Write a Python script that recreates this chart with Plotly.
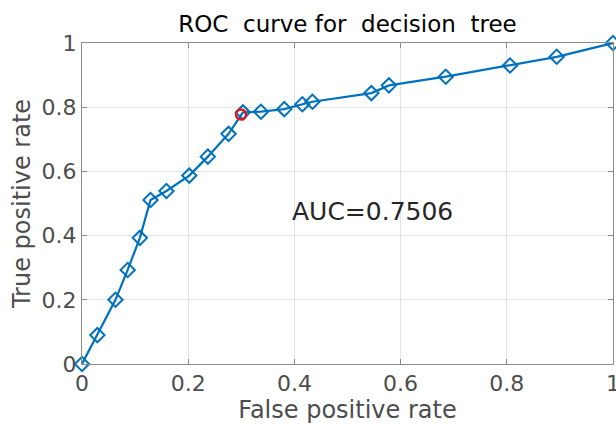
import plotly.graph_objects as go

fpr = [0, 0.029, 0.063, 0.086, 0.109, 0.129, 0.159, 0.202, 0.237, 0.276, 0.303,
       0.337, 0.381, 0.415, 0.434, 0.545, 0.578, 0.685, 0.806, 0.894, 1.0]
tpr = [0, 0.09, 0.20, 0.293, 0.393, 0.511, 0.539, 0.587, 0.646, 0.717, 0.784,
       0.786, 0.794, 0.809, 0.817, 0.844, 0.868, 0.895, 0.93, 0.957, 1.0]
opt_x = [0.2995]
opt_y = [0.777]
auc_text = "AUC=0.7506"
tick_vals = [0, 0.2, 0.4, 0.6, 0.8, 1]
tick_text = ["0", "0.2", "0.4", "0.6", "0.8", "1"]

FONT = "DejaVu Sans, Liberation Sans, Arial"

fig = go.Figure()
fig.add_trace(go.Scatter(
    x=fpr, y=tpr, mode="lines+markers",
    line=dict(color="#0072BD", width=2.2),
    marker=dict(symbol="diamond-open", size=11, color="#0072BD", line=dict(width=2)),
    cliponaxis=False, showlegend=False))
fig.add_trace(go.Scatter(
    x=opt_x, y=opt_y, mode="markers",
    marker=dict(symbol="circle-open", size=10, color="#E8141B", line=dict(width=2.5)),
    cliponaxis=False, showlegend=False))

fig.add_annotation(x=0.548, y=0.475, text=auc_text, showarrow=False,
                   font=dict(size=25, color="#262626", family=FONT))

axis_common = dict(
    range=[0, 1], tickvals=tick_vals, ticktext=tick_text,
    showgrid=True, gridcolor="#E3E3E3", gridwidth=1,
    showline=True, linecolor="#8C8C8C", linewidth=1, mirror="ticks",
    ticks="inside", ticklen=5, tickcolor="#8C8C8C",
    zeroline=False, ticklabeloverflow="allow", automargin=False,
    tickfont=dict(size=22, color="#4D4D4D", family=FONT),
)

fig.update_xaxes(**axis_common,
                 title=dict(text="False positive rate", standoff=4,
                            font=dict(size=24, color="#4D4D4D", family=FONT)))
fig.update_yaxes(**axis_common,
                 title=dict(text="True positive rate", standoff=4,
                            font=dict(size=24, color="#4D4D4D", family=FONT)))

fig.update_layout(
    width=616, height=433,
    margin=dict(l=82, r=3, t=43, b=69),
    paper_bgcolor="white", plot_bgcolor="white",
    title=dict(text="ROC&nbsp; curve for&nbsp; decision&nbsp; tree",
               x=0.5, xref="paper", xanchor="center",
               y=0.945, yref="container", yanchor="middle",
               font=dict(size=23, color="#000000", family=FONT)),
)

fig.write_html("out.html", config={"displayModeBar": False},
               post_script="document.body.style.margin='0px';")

# Task description:
Give again, word for word, every line from the top of the data above to the line holding "import plotly.graph_objects as go", inclusive, with the pictures left out.

# Answer to the problem:
Write a Python script that recreates this chart with Plotly.
import plotly.graph_objects as go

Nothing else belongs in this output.